ステッキの女「雨に混じる涙」
坊さんが何かぶつぶつ話している。
「念仏を唱えている」という表現よりも、こっちの方がしっくり来ると、哲は真面目に考えていた。
祖父が死んだ。発見したのは、いっしょに暮らしていた、孫の哲だった。
何をどうすればいいのかがわからずとも、とりあえずは救急車を呼び、親戚に電話をかけ、母方の叔母夫婦が到着してからは成り行きを見守るだけだった。なにもかもが手早く済まされ、祖父が死んだという実感が湧かない。
やっとのことで、永遠に続くかと思われた坊さんのぶつぶつが終わり、どこか宙を見ていた哲はハッとして立ち上がった。これから昼食で、その後、出棺となる。
どこに座っていいかも分からず、かなり集まった親戚たちの合間にやっと席を見つけた。同年代の兄弟や従兄弟もいなければ、ここに集まった親戚とはほとんど会ったこともないので、哲は黙々と冷たい弁当を食べ始めた。
「まったく、急に死なれるとこっちの予定が狂うわよ」
息巻いて話しているのは、哲が病院の電話で呼んだ叔母である。
「それでもちゃんと来てるじゃないか」
初老の男性が言った。
「当たり前でしょう。いっしょに住んでるのが中学生の坊ちゃん一人じゃあ、こういうときどうすればいいかわからないじゃない」
(もう高一なんだけど)
と哲は思った。
「なあ、哲くんのことはどうするんだ?」
と、叔母の旦那が切り出した。本人がすぐそばにいることにはお構い無しだ。
「どうするってあんた、一番縁があるのはあなたたちでしょう?」
一度も会ったことが無い中年女性が言った。
「そうやって、責任を押し付ける。あー、やだやだ」
叔母が、大げさに首を振った。
「仮にうちに来るとしても、部屋もないし、お金の余裕もないし」
再び見知らぬ親戚が口を開いた。
「うちもちょっと……」
そう言った男性も、哲はその顔を初めて見る。
「そうやって言うけど、みんな分かっているじゃない。結局は我が家が引き取ることになるのよね。『仮にうちにに来るとしても』とか言って、悩むフリをするなんて、なんと嫌味だこと!」
叔母が声高らかに言った。『仮に』の部分だけ、いやらしいほどに、強調していた。
我慢ができなくなり、哲は席を立った。気付いているのか、いないのか、部屋を出て行く彼を誰も引き止めようとしなかった。

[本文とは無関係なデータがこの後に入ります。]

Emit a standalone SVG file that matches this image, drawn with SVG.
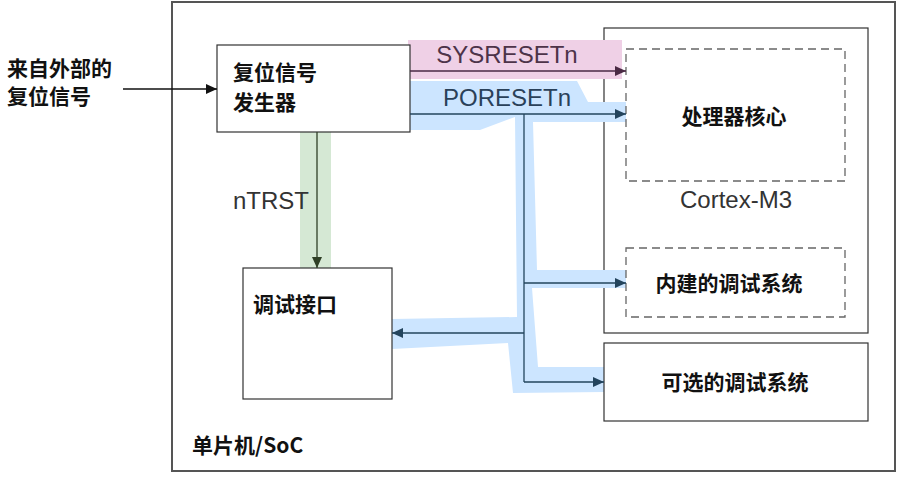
<svg xmlns="http://www.w3.org/2000/svg" width="910" height="486" viewBox="0 0 910 486">
<defs>
<style>
.box{fill:#fff;stroke:#333;stroke-width:1.2}
.dash{fill:none;stroke:#666;stroke-width:1.3;stroke-dasharray:8,5}
.cn{font-family:"Noto Sans CJK SC","Noto Sans",sans-serif;font-weight:bold;font-size:21px;fill:#111}
.en{font-family:"Liberation Sans",Arial,sans-serif;font-size:24px}
</style>
<marker id="aBlk" markerUnits="userSpaceOnUse" markerWidth="12" markerHeight="12" refX="11" refY="6" orient="auto"><path d="M0,1 L11,6 L0,11 Z" fill="#111"/></marker>
<marker id="aPur" markerUnits="userSpaceOnUse" markerWidth="12" markerHeight="12" refX="11" refY="6" orient="auto"><path d="M0,1 L11,6 L0,11 Z" fill="#4a2a44"/></marker>
<marker id="aBlu" markerUnits="userSpaceOnUse" markerWidth="12" markerHeight="12" refX="11" refY="6" orient="auto"><path d="M0,1 L11,6 L0,11 Z" fill="#23445d"/></marker>
<marker id="aGrn" markerUnits="userSpaceOnUse" markerWidth="12" markerHeight="12" refX="11" refY="6" orient="auto"><path d="M0,1 L11,6 L0,11 Z" fill="#2f3f26"/></marker>
</defs>
<rect width="910" height="486" fill="#fff"/>

<g id="soc">
<rect x="172" y="2" width="723" height="469" fill="#fff" stroke="#555" stroke-width="2"/>
<text class="cn" x="192" y="453" font-size="20">单片机/SoC</text>
</g>

<g id="cortex">
<rect class="box" x="604" y="28" width="264" height="305"/>
<text class="en" x="736" y="208" text-anchor="middle" fill="#333">Cortex-M3</text>
</g>

<g id="bands">
<rect x="408" y="40" width="214" height="39" fill="#efd0e6"/>
<rect x="300" y="132" width="31" height="136" fill="#d5e8d4"/>
<polygon fill="#cce5ff" points="410,81 577,81 588,102 626,102 626,122 533,122 537,270 626,270 626,288 532,288 538,367 604,367 604,392 513,393 508,343 392,349 392,319 517,317 515,117 480,130 410,130"/>
</g>

<g id="core">
<rect class="dash" x="626" y="49" width="219" height="132"/>
<text class="cn" x="734" y="124" text-anchor="middle">处理器核心</text>
</g>

<g id="builtin-debug">
<rect class="dash" x="626" y="248" width="219" height="69"/>
<text class="cn" x="729" y="291" text-anchor="middle">内建的调试系统</text>
</g>

<g id="optional-debug">
<rect class="box" x="604" y="343" width="264" height="78"/>
<text class="cn" x="735" y="390" text-anchor="middle">可选的调试系统</text>
</g>

<g id="reset-gen">
<rect class="box" x="217" y="45" width="193" height="87"/>
<text class="cn" x="233" y="80">复位信号</text>
<text class="cn" x="233" y="110">发生器</text>
</g>

<g id="debug-if">
<rect class="box" x="243" y="268" width="149" height="131"/>
<text class="cn" x="253" y="312">调试接口</text>
</g>

<g id="ext-label">
<text class="cn" x="7" y="76">来自外部的</text>
<text class="cn" x="7" y="104">复位信号</text>
</g>

<g id="connectors" fill="none" stroke-width="1.3">
<line x1="123" y1="89" x2="217" y2="89" stroke="#111" marker-end="url(#aBlk)"/>
<line x1="410" y1="71" x2="626" y2="71" stroke="#4a2a44" marker-end="url(#aPur)"/>
<line x1="410" y1="114" x2="626" y2="114" stroke="#23445d" marker-end="url(#aBlu)"/>
<polyline points="524,114 524,382" stroke="#23445d"/>
<line x1="524" y1="283" x2="626" y2="283" stroke="#23445d" marker-end="url(#aBlu)"/>
<line x1="524" y1="333" x2="392" y2="333" stroke="#23445d" marker-end="url(#aBlu)"/>
<line x1="524" y1="382" x2="604" y2="382" stroke="#23445d" marker-end="url(#aBlu)"/>
<line x1="317" y1="132" x2="317" y2="268" stroke="#2f3f26" marker-end="url(#aGrn)"/>
<text class="en" x="507" y="63" text-anchor="middle" fill="#4d3349" stroke="none">SYSRESETn</text>
<text class="en" x="507" y="106" text-anchor="middle" fill="#2a4159" stroke="none">PORESETn</text>
<text class="en" x="233" y="209" fill="#333" stroke="none">nTRST</text>
</g>
</svg>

(せめて莫大な財産でも残されていたら、みんなで俺を取り合ってたかもな)
大して怒るふうでもなく、哲はぼんやりと考えた。
実の両親はとっくの昔に亡くなっていて、気付いたときは、祖父と暮らしていた。そんな矢川家に対し、叔母夫婦は知らん顔。これまで会った回数は、指を折らない方がまだ分かり易い。
あんな人のところで暮らすなんてこっちから願い下げだよと、内心では思っている。しかし夫婦の『好意』を断れるほどの余裕はない。まだ未成年だし、高校は卒業したい。お金が要る。誰かに養ってもらわないと生きて行けない立場なのだ。
それとも、思い切って高校を中退し、働くか?
そんなことを考えながら、祖父との思い出が詰まった家の、門を出た。
(出棺に付き合わなかったら、じーちゃん怒るかな。でも、あの人たちといっしょにいるのは、もう耐えられないよ)
外は小雨だった。焦げ茶色の髪の毛が、哲の頬にはりつく。
病院でじいちゃんの安らかな顔を見ているときだって平気でいられたのに。なぜだか急に涙が出そうになって、空を見上げた。静かな瞳はその持ち主の性格を表すようにゆっくりと穏やかに、しかしそれでもしっかりと、一度、二度、とまばたいた。雨が放射状に降り注いでいる。しとしとと落ちてくる雨粒が、真っ白なワイシャツをしめらせていった。
哲はふと、雲の中に何かを見た気がした。
「なんだぁ?」
開いた傘が、くるくると回りながら舞い降りてくる。
真っ直ぐに向かってきたので、哲はその柄をはっしと掴んだ。
「濡れちゃうでしょ?」
傘の向こうに、先ほどまではいなかった、女の子が立っていた。年は哲とそう変わりそうもない。
哲は口を開けて突っ立っている。
「あなた、哲くん?」
「は……、はい。」
「これでよし! 仕事が終わったぞぉーー!」
少女はさもうれしそうに叫んだ。
そして、手に持ったステッキを振る、宙に文字を書くように。
哲は訳も分からないまま、傘だけを残して、こつ然と消えてしまった。